Delete frames showing:
- Password prompts or login screens
- Slack messages or email notifications
- Personal browsing
- Long idle periods (if you forgot to pause)
This step is one of the biggest advantages over screen recording — you see every frame individually and can clean up in seconds.
5. Export as MP4
Select Export → MP4. Shotomatic stitches your screenshots into a video.
The exported MP4 is ready to share — upload to Twitter/X, LinkedIn, Slack, or embed in a client presentation.
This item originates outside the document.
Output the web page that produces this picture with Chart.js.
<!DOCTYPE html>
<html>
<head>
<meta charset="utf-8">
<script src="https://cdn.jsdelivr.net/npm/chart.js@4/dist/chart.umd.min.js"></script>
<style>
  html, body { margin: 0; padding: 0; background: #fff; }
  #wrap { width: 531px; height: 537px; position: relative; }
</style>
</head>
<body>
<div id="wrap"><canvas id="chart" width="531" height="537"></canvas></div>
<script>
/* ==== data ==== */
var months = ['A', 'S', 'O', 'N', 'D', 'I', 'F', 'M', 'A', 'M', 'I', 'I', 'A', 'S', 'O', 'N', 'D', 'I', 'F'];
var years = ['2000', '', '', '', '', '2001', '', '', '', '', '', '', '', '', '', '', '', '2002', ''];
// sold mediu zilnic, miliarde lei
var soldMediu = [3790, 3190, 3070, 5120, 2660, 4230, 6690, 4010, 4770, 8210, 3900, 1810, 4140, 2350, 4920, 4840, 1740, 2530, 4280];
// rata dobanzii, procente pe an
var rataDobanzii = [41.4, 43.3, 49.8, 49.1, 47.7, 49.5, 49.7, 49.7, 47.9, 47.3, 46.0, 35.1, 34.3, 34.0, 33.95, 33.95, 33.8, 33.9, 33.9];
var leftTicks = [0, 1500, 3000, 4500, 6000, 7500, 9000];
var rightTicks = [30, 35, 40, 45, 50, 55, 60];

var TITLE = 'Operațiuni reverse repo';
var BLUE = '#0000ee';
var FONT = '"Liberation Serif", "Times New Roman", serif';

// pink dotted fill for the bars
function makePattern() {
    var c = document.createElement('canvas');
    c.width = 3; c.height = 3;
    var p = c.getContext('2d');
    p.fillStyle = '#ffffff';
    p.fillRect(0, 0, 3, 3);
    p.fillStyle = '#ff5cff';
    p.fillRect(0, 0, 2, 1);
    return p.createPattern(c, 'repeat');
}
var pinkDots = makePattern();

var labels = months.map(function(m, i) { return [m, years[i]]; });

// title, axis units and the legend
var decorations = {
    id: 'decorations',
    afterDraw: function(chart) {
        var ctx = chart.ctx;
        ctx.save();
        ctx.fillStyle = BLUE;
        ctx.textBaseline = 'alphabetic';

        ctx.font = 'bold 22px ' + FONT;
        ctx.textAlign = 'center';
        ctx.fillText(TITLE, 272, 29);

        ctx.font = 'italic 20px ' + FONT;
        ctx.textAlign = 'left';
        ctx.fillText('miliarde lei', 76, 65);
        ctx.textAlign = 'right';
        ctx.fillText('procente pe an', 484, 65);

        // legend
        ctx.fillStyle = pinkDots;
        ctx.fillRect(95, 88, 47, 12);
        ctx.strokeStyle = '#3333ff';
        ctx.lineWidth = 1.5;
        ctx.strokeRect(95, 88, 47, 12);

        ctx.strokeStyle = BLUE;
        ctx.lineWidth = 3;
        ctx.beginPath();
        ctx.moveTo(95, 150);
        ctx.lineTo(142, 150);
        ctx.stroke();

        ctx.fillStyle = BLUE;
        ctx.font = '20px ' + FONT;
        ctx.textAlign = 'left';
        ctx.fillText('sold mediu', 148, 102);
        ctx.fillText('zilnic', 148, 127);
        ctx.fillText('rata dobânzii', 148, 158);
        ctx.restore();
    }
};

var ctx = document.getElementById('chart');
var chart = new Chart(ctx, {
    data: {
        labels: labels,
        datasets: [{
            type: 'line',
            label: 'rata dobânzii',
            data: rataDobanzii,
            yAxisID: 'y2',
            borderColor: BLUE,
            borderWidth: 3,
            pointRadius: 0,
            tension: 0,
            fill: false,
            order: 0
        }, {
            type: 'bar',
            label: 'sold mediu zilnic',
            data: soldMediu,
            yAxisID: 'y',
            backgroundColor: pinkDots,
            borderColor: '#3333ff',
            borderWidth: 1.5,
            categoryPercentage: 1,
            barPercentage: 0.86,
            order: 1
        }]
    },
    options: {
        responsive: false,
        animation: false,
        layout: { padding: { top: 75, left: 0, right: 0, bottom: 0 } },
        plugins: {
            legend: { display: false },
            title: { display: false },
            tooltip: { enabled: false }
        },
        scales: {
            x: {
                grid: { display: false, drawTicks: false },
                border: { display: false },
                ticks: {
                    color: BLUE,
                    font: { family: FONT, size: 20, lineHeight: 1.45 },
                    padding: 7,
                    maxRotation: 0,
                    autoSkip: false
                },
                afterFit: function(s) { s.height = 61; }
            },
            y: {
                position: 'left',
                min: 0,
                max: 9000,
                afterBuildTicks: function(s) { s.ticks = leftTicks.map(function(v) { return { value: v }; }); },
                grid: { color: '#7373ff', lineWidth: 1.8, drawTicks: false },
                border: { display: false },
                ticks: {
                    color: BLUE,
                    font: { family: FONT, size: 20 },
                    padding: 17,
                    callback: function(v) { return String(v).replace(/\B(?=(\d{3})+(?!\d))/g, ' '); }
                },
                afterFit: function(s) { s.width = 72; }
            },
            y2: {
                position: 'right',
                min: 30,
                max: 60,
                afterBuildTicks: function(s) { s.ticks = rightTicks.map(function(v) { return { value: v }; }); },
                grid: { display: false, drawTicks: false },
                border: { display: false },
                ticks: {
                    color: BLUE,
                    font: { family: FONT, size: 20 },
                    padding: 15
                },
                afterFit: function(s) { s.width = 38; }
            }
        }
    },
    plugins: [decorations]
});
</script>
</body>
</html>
No video editor needed.
Best Interval Settings by Use Case
| Use Case | Interval | ~Frames/Hour | Result |
|---|---|---|---|
| Quick demo / tutorial | 1-3 seconds | 1,200-3,600 | Smooth, detailed playback |
| Design work (Figma, Sketch) | 5-10 seconds | 360-720 | Captures meaningful changes |
| Coding session | 5-10 seconds | 360-720 | Good detail without excess frames |
| All-day work documentation | 30-60 seconds | 60-120 | Compact daily summary |
| Dashboard monitoring | 60+ seconds | 60 or less | Periodic snapshots |
Rule of thumb: If changes happen fast (drawing, rapid coding), use shorter intervals. If changes are gradual (writing, reading docs), use longer intervals.
Use Cases
Progress updates for clients. Instead of describing what you did this week, send a 30-second timelapse. Clients see the work happen. It builds trust and looks impressive with minimal effort.
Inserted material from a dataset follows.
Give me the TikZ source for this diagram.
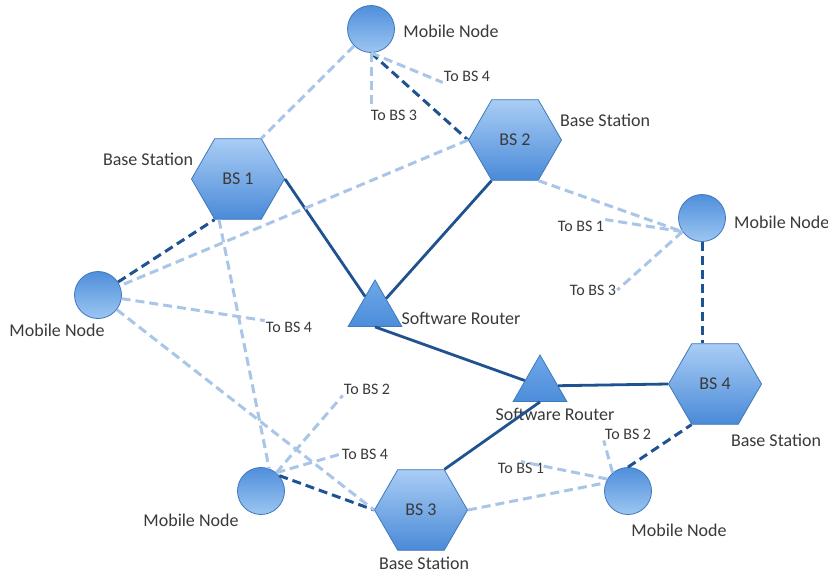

Social media content. Dev and design timelapses perform well on Twitter/X and LinkedIn. A 60-second timelapse of building a UI component or fixing a tricky bug is engaging content that showcases your skills.
Daily standup demos. Replace "I worked on the login page" with a 15-second timelapse showing exactly what changed. More informative, more engaging, takes less time to present than a verbal explanation.
Tutorial creation. Show the entire process of building something — a website, an illustration, a spreadsheet model — compressed into a digestible video. Pair with a voiceover recorded separately for a polished tutorial.
Portfolio showcases. Designers and developers can demonstrate their process, not just the final result. A timelapse of a logo design from blank canvas to final version tells a story that a static portfolio page can't.
FAQ
What's the difference between a screen timelapse and a screen recording?
A screen recording captures every frame continuously, producing large video files (often gigabytes per hour). A screen timelapse captures screenshots at intervals — every few seconds or minutes — and stitches them into a short video. The result is a compact file that skips idle moments and shows only meaningful progress.
How much disk space does a screen timelapse use compared to screen recording?
Dramatically less. A 4-hour screen recording at 1080p can easily reach 4-8GB. The same session as a timelapse with 5-second intervals produces roughly 2,880 screenshots, which export to an MP4 under 100MB. That's 40-80x smaller.
What capture interval should I use?
Depends on the activity. For coding or design work, 5-10 seconds captures enough detail. For all-day documentation, 30-60 seconds keeps file sizes small. For quick demos, 1-3 seconds provides smooth playback. See the interval table above.
Can I create a screen timelapse for free on Mac?
Yes. Use the macOS screencapture CLI with a shell script and FFmpeg to stitch frames into video. It's free but requires terminal comfort. Shotomatic offers a free trial with a simpler GUI workflow.
Does a screen timelapse capture audio?
No. Since timelapses are built from screenshots taken at intervals, there's no continuous audio stream. If you need audio, record a voiceover separately or use a screen recording tool like OBS and speed up the footage in a video editor.